* Given exercise
Omit all images. Write out the rest of the material exactly.
━━ Source data
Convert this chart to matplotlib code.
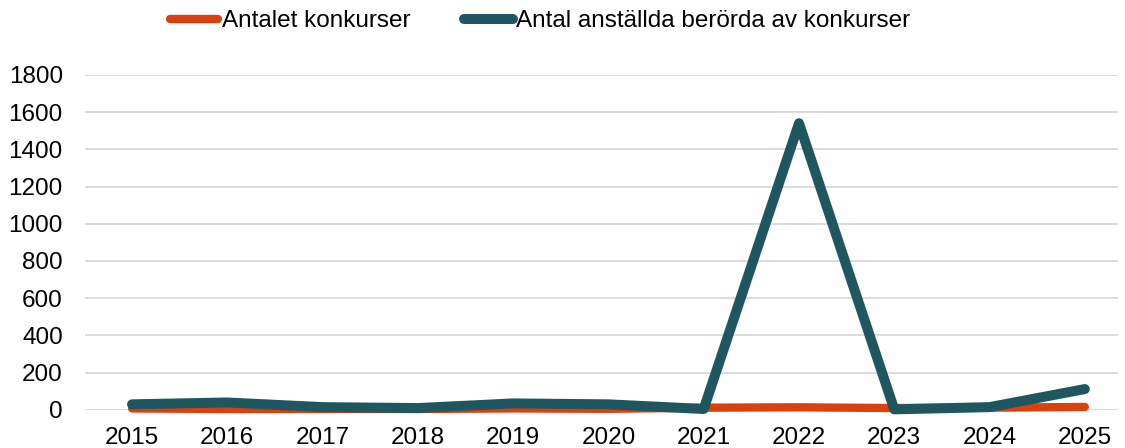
import matplotlib.pyplot as plt
from matplotlib.lines import Line2D

plt.rcParams["font.family"] = ["Liberation Sans", "DejaVu Sans"]

years = ["2015", "2016", "2017", "2018", "2019", "2020", "2021", "2022", "2023", "2024", "2025"]
antal_konkurser = [8, 5, 5, 5, 8, 6, 12, 14, 10, 12, 16]
antal_anstallda = [30, 40, 15, 10, 35, 30, 5, 1540, 3, 15, 112]

RED = "#D9410F"
TEAL = "#1F5760"

fig = plt.figure(figsize=(11.25, 4.48), dpi=100)
ax = fig.add_axes([0.0756, 0.085, 0.918, 0.748])

x = list(range(len(years)))
ax.plot(x, antal_konkurser, color=RED, linewidth=6, solid_capstyle="round",
        solid_joinstyle="round", clip_on=False, zorder=3)
ax.plot(x, antal_anstallda, color=TEAL, linewidth=7.2, solid_capstyle="round",
        solid_joinstyle="round", clip_on=False, zorder=4)

ax.set_xlim(-0.493, len(years) - 1 + 0.346)
ax.set_ylim(0, 1800)
ax.set_yticks(range(0, 1801, 200))
ax.set_xticks(x)
ax.set_xticklabels(years)
ax.grid(axis="y", color="#D9D9D9", linewidth=1.3)
ax.set_axisbelow(True)
for s in ax.spines.values():
    s.set_visible(False)
ax.tick_params(axis="both", length=0, labelsize=17.5, colors="black")
ax.tick_params(axis="x", pad=12)
ax.tick_params(axis="y", pad=16)

handles = [
    Line2D([0], [0], color=RED, linewidth=6, solid_capstyle="round"),
    Line2D([0], [0], color=TEAL, linewidth=7.2, solid_capstyle="round"),
]
fig.legend(handles, ["Antalet konkurser", "Antal anställda berörda av konkurser"],
           loc="center", bbox_to_anchor=(0.48, 0.953), ncol=2, frameon=False,
           fontsize=17.5, handlelength=2.0, handletextpad=0.15, columnspacing=2.2)

fig.savefig("out.png", dpi=100)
━━━━
* Right answer
Convert this chart to matplotlib code.
import matplotlib.pyplot as plt
from matplotlib.lines import Line2D

plt.rcParams["font.family"] = ["Liberation Sans", "DejaVu Sans"]

years = ["2015", "2016", "2017", "2018", "2019", "2020", "2021", "2022", "2023", "2024", "2025"]
antal_konkurser = [8, 5, 5, 5, 8, 6, 12, 14, 10, 12, 16]
antal_anstallda = [30, 40, 15, 10, 35, 30, 5, 1540, 3, 15, 112]

RED = "#D9410F"
TEAL = "#1F5760"

fig = plt.figure(figsize=(11.25, 4.48), dpi=100)
ax = fig.add_axes([0.0756, 0.085, 0.918, 0.748])

x = list(range(len(years)))
ax.plot(x, antal_konkurser, color=RED, linewidth=6, solid_capstyle="round",
        solid_joinstyle="round", clip_on=False, zorder=3)
ax.plot(x, antal_anstallda, color=TEAL, linewidth=7.2, solid_capstyle="round",
        solid_joinstyle="round", clip_on=False, zorder=4)

ax.set_xlim(-0.493, len(years) - 1 + 0.346)
ax.set_ylim(0, 1800)
ax.set_yticks(range(0, 1801, 200))
ax.set_xticks(x)
ax.set_xticklabels(years)
ax.grid(axis="y", color="#D9D9D9", linewidth=1.3)
ax.set_axisbelow(True)
for s in ax.spines.values():
    s.set_visible(False)
ax.tick_params(axis="both", length=0, labelsize=17.5, colors="black")
ax.tick_params(axis="x", pad=12)
ax.tick_params(axis="y", pad=16)

handles = [
    Line2D([0], [0], color=RED, linewidth=6, solid_capstyle="round"),
    Line2D([0], [0], color=TEAL, linewidth=7.2, solid_capstyle="round"),
]
fig.legend(handles, ["Antalet konkurser", "Antal anställda berörda av konkurser"],
           loc="center", bbox_to_anchor=(0.48, 0.953), ncol=2, frameon=False,
           fontsize=17.5, handlelength=2.0, handletextpad=0.15, columnspacing=2.2)

fig.savefig("out.png", dpi=100)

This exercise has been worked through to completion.